Et on arrive à cette version finale. Entre temps le client a souhaité des couleurs plus vives. Et tant mieux ça me permet de forcer les contrastes entre les étapes.

Le projet est finalisé mais finalement, le client change d’avis et souhaite voir le nouveau quartier.

Etant donné que cette modification se fait sur le projet finalisé et que je dois tout recadrer, je facture en sus une nouvelle vignette.

Il n’y a pas de visuels du quartier, donc je ponds un truc générique. Je suis limité en hauteur (sachant que l’échelle a déjà été définie) mais j’arrive à caler un R+3 histoire de signifier un minimum de densité. Un bus pour les transports propres.
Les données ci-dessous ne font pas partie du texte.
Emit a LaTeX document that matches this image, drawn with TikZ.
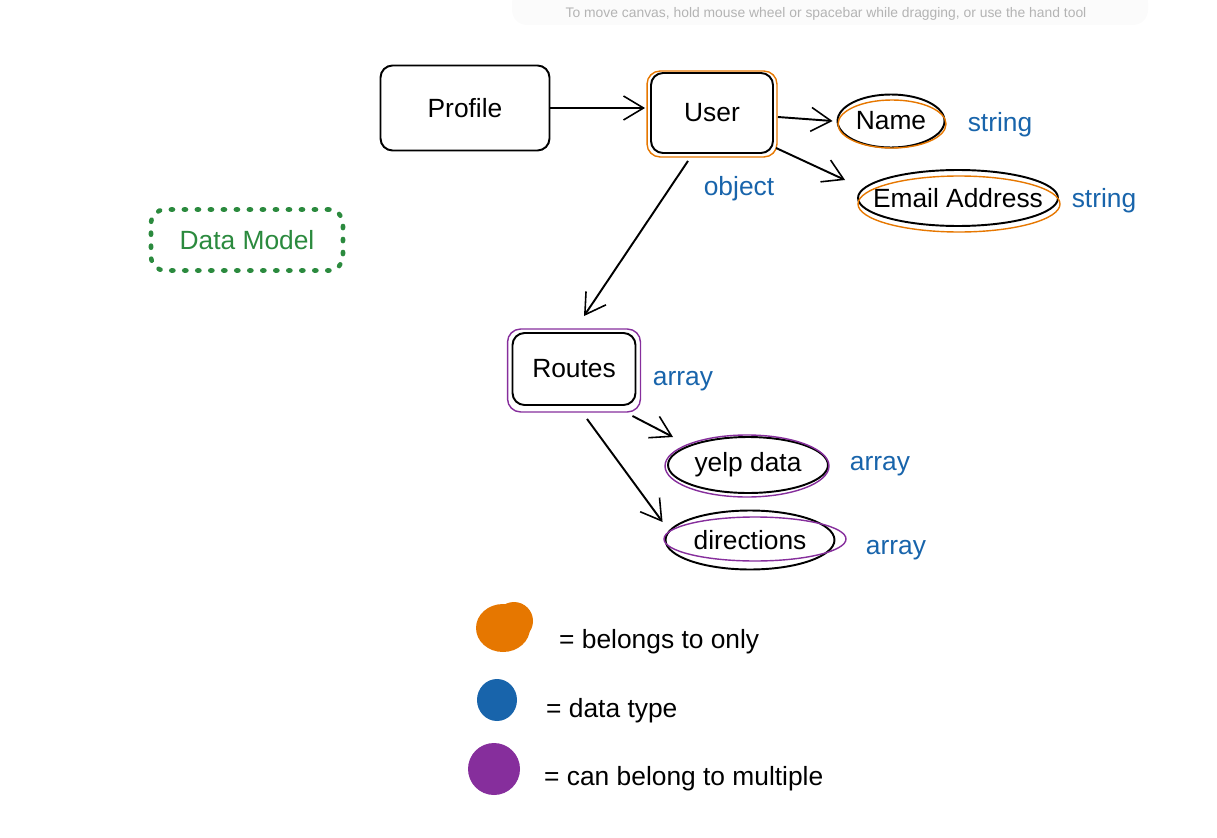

Je réalise le bus « à plat » en déformant une photo avant de le basculer dans la perspective, afin de bien respecter son aspect réel qui doit être reconnaissable.

Le projet est de nouveau en phase de validation. Certaines personnes s’inquiètent sur la seconde guerre mondiale, sujet très sensible de la région : « Une jeep pour les canadien, avec une étoile blanche ? Des bandes blanches sur l’avion ? »

Je réponds en renvoyant toute ma documentation. Et finalement, un chercheur de l’INRA tranchera en ma faveur en explicitant chacun des points critiqués. Jusqu’à la petite feuille d’érable rouge, quasiment invisible qui se trouve sur le pare-brise de la voiture…

Tout est bien qui finit bien.

Et vous savez le plus drôle ? C’est que PERSONNE n’a fait de remarques sur le drapeau canadien. Alors que celui ne date que de 1965 😉
Auparavant il était tout rouge avec l’Union Flag dans un coin. Mais pour faciliter la compréhension, on avait décidé avec le chargé de projet de mettre la version actuelle.